Charts and diagrams as code
┌────────

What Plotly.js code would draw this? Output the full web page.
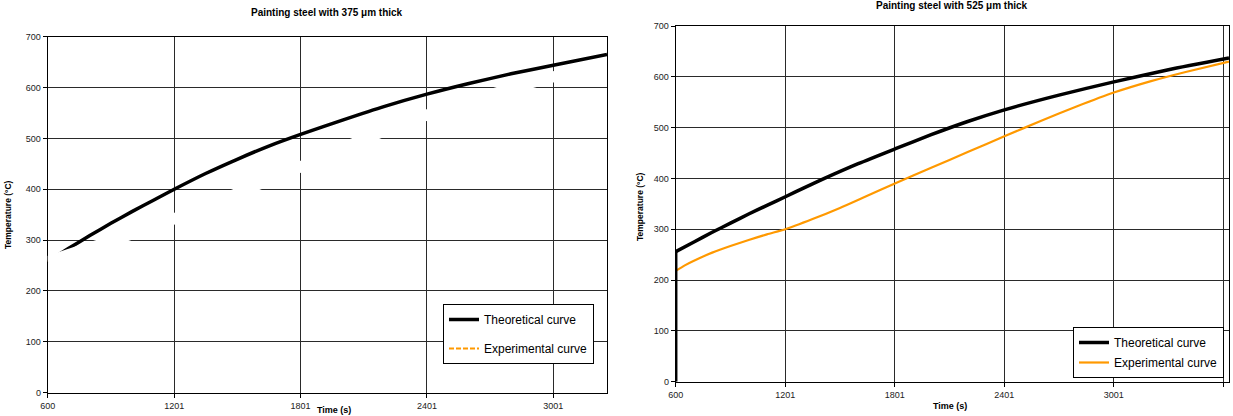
<!DOCTYPE html>
<html>
<head>
<meta charset="utf-8">
<script src="https://cdn.plot.ly/plotly-3.0.1.min.js"></script>
<style>html,body{margin:0;padding:0;background:#fff;}#chart{width:1233px;height:416px;}</style>
</head>
<body>
<div id="chart"></div>
<script>
// ---- Data ----
const leftTitle = "Painting steel with 375 μm thick";
const rightTitle = "Painting steel with 525 μm thick";
const xTitle = "Time (s)";
const yTitle = "Temperature (°C)";
const seriesNames = ["Theoretical curve", "Experimental curve"];

const timeL   = [600, 700, 800, 900, 1000, 1100, 1201, 1350, 1500, 1650, 1801, 2000, 2200, 2401, 2600, 2800, 3001, 3256];
const theoL   = [258, 284, 309, 333, 356, 378, 400, 431, 459, 485, 508, 536, 563, 587, 608, 627, 644, 665];
const expL    = [258, 272, 285, 298, 312, 327, 342, 366, 392, 418, 444, 481, 515, 546, 573, 598, 621, 644];

const timeTheoR = [600, 600, 700, 800, 900, 1000, 1100, 1201, 1300, 1409, 1600, 1801, 2000, 2200, 2401, 2700, 3001, 3300, 3632];
const theoR     = [0, 256, 275, 294, 312, 330, 347, 364, 381, 399, 429, 458, 486, 512, 535, 564, 590, 614, 637];
const timeExpR  = [600, 650, 700, 800, 900, 1000, 1100, 1201, 1350, 1500, 1650, 1801, 2000, 2200, 2401, 2600, 2800, 3001, 3200, 3400, 3632];
const expR      = [218, 229, 238, 254, 267, 279, 290, 300, 320, 342, 366, 390, 421, 452, 483, 513, 542, 569, 591, 610, 630];

const xTicksL = [600, 1201, 1801, 2401, 3001];
const xTicksR = [600, 1201, 1801, 2401, 3001, 3601];
const yTicks  = [0, 100, 200, 300, 400, 500, 600, 700];

// ---- Styles ----
const FONT = "'Liberation Sans', Arial, sans-serif";
const ORANGE = "#ff9900";
const GRID = "#2a2a2a";

const traces = [
  // left chart
  {x: timeL, y: expL, xaxis: "x", yaxis: "y", mode: "lines", name: seriesNames[1],
   line: {color: ORANGE, width: 2, dash: "5px,2px"}, legend: "legend", legendrank: 2, legendgroup: "e1"},
  {x: timeL, y: theoL, xaxis: "x", yaxis: "y", mode: "lines", name: seriesNames[0],
   line: {color: "#000", width: 3.5, shape: "spline", smoothing: 0.6}, legend: "legend", legendrank: 1, legendgroup: "t1"},
  {x: timeL, y: expL, xaxis: "x", yaxis: "y", mode: "lines", showlegend: false, hoverinfo: "skip",
   line: {color: "#fff", width: 11, shape: "spline", smoothing: 0.6}},
  // right chart
  {x: timeExpR, y: expR, xaxis: "x2", yaxis: "y2", mode: "lines", name: seriesNames[1],
   line: {color: ORANGE, width: 2.2, shape: "spline", smoothing: 0.6}, legend: "legend2", legendrank: 2, legendgroup: "e2"},
  {x: timeTheoR.slice(0, 2), y: theoR.slice(0, 2), xaxis: "x2", yaxis: "y2", mode: "lines", showlegend: false,
   line: {color: "#000", width: 3.5}, hoverinfo: "skip"},
  {x: timeTheoR.slice(1), y: theoR.slice(1), xaxis: "x2", yaxis: "y2", mode: "lines", name: seriesNames[0],
   line: {color: "#000", width: 3.5, shape: "spline", smoothing: 0.6}, legend: "legend2", legendrank: 1, legendgroup: "t2"}
];

function xax(domain, range, ticks, layer) {
  return {domain: domain, range: range, tickvals: ticks, ticktext: ticks.map(String),
    showgrid: true, gridcolor: GRID, gridwidth: 1, zeroline: false,
    showline: true, linecolor: "#000", linewidth: 1, mirror: true,
    ticks: "outside", ticklen: 4, tickcolor: "#000", layer: layer,
    tickfont: {family: FONT, size: 9, color: "#222"}, fixedrange: true};
}
function yax(domain, layer) {
  return {domain: domain, range: [0, 700], tickvals: yTicks,
    showgrid: true, gridcolor: GRID, gridwidth: 1, zeroline: false,
    showline: true, linecolor: "#000", linewidth: 1, mirror: true,
    ticks: "outside", ticklen: 4, tickcolor: "#000", layer: layer,
    tickfont: {family: FONT, size: 9, color: "#222"}, fixedrange: true};
}

const W = 1233, H = 416;
const px = v => v / W, py = v => (H - v) / H;

function ann(text, x, y, size, angle) {
  return {text: text, x: px(x), y: py(y), xref: "paper", yref: "paper",
    xanchor: "center", yanchor: "middle", showarrow: false, textangle: angle || 0,
    font: {family: FONT, size: size, color: "#000"}};
}

const layout = {
  width: W, height: H,
  margin: {l: 0, r: 0, t: 0, b: 0},
  paper_bgcolor: "#fff", plot_bgcolor: "#fff",
  font: {family: FONT, color: "#000"},
  xaxis: xax([px(47.7), px(607)], [600, 3256], xTicksL, "below traces"),
  yaxis: Object.assign(yax([1 - 392.7 / H, 1 - 36.7 / H], "below traces"), {anchor: "x"}),
  xaxis2: Object.assign(xax([px(675.7), px(1229)], [600, 3632], xTicksR, "above traces"), {anchor: "y2"}),
  yaxis2: Object.assign(yax([1 - 381.7 / H, 1 - 26 / H], "above traces"), {anchor: "x2"}),
  legend: {x: px(443), y: py(304), xanchor: "left", yanchor: "top",
    bgcolor: "#fff", bordercolor: "#000", borderwidth: 1, itemwidth: 30,
    font: {family: FONT, size: 12, color: "#000"}, traceorder: "grouped", tracegroupgap: 10},
  legend2: {x: px(1073), y: py(327), xanchor: "left", yanchor: "top",
    bgcolor: "#fff", bordercolor: "#000", borderwidth: 1, itemwidth: 30,
    font: {family: FONT, size: 12, color: "#000"}, traceorder: "grouped", tracegroupgap: 1},
  showlegend: true,
  annotations: [
    ann("<b>" + leftTitle + "</b>", 327, 12, 10),
    ann("<b>" + rightTitle + "</b>", 952, 6, 10),
    ann("<b>" + xTitle + "</b>", 334, 410, 9),
    ann("<b>" + xTitle + "</b>", 950, 406, 9),
    ann("<b>" + yTitle + "</b>", 8, 215, 8.5, -90),
    ann("<b>" + yTitle + "</b>", 640, 207, 8.5, -90)
  ]
};

Plotly.newPlot("chart", traces, layout, {displayModeBar: false, staticPlot: true});
</script>
</body>
</html>
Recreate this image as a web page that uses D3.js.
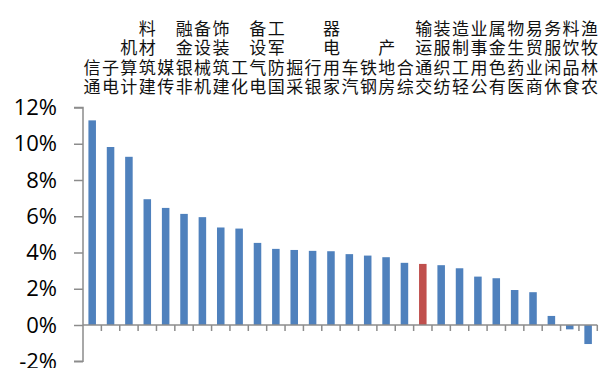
<!DOCTYPE html>
<html>
<head>
<meta charset="utf-8">
<script src="https://cdn.jsdelivr.net/npm/d3@7/dist/d3.min.js"></script>
<style>
  html, body { margin: 0; padding: 0; background: #fff; }
  svg { display: block; }
</style>
</head>
<body>
<script>
// Industry returns, sorted high to low
const industries = ["通信","电子","计算机","建筑材料","传媒","非银金融","机械设备","建筑装饰","化工","电气设备","国防军工","采掘","银行","家用电器","汽车","钢铁","房地产","综合","交通运输","纺织服装","轻工制造","公用事业","有色金属","医药生物","商业贸易","休闲服务","食品饮料","农林牧渔"];
const returns = [11.29, 9.82, 9.28, 6.94, 6.46, 6.13, 5.95, 5.38, 5.32, 4.53, 4.20, 4.14, 4.09, 4.07, 3.91, 3.83, 3.74, 3.43, 3.37, 3.30, 3.13, 2.67, 2.58, 1.93, 1.81, 0.50, -0.24, -1.05];
const highlighted = ["交通运输"];
const yTicks = [-2, 0, 2, 4, 6, 8, 10, 12];

const W = 601, H = 368;
const svg = d3.select("body").append("svg").attr("width", W).attr("height", H);

const x = d3.scaleBand().domain(industries).range([83, 597.3]).paddingInner(0.59).paddingOuter(0.295);
const y = d3.scaleLinear().domain([-2, 12]).range([361.25, 107.5]);
const labelX = d3.scalePoint().domain(industries).range([92, 589.5]);

const axisColor = "#8c8c8c";

// bars
svg.append("g").selectAll("rect").data(industries).join("rect")
  .attr("x", d => x(d))
  .attr("width", x.bandwidth())
  .attr("y", (d, i) => y(Math.max(0, returns[i])))
  .attr("height", (d, i) => Math.abs(y(returns[i]) - y(0)))
  .attr("fill", d => highlighted.includes(d) ? "#C0504D" : "#4F81BD");

// y axis
const yAxis = d3.axisLeft(y).tickValues(yTicks).tickSize(9).tickPadding(17)
  .tickFormat(d => d + "%");
const gy = svg.append("g").attr("transform", "translate(83,0)").call(yAxis);
gy.select(".domain").attr("stroke", axisColor).attr("stroke-width", 1.5).attr("d", `M-9,${y(12)}H0V${y(-2)}H-9`);
gy.selectAll(".tick line").attr("stroke", axisColor).attr("stroke-width", 1.5);
gy.selectAll(".tick text")
  .attr("fill", "#000")
  .style("font-family", "'Open Sans', sans-serif")
  .style("font-size", "22px");

// category axis along the zero line
const step = x.step();
const boundaries = d3.range(1, industries.length + 1).map(i => 83 + i * step);
svg.append("line")
  .attr("x1", 83).attr("x2", boundaries[boundaries.length - 1])
  .attr("y1", y(0)).attr("y2", y(0))
  .attr("stroke", axisColor).attr("stroke-width", 1.5);
svg.append("g").selectAll("line").data(boundaries).join("line")
  .attr("x1", d => d).attr("x2", d => d)
  .attr("y1", y(0)).attr("y2", y(0) + 6)
  .attr("stroke", axisColor).attr("stroke-width", 1.5);

// vertical category labels, read bottom to top, bottom-aligned above the plot
const labelBottom = 98;
svg.append("g")
  .style("font-family", "'Noto Sans CJK SC', sans-serif")
  .style("font-size", "17px")
  .attr("fill", "#111")
  .selectAll("text").data(industries).join("text")
  .attr("x", d => labelX(d))
  .attr("y", labelBottom)
  .style("writing-mode", "vertical-rl")
  .style("text-orientation", "upright")
  .style("letter-spacing", "2.5px")
  .attr("text-anchor", "end")
  .text(d => Array.from(d).reverse().join(""));
</script>
</body>
</html>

└────────

Instructions for the task
Lines containing the word "page" must all be returned from the material above.

Correct result
What Plotly.js code would draw this? Output the full web page.
Recreate this image as a web page that uses D3.js.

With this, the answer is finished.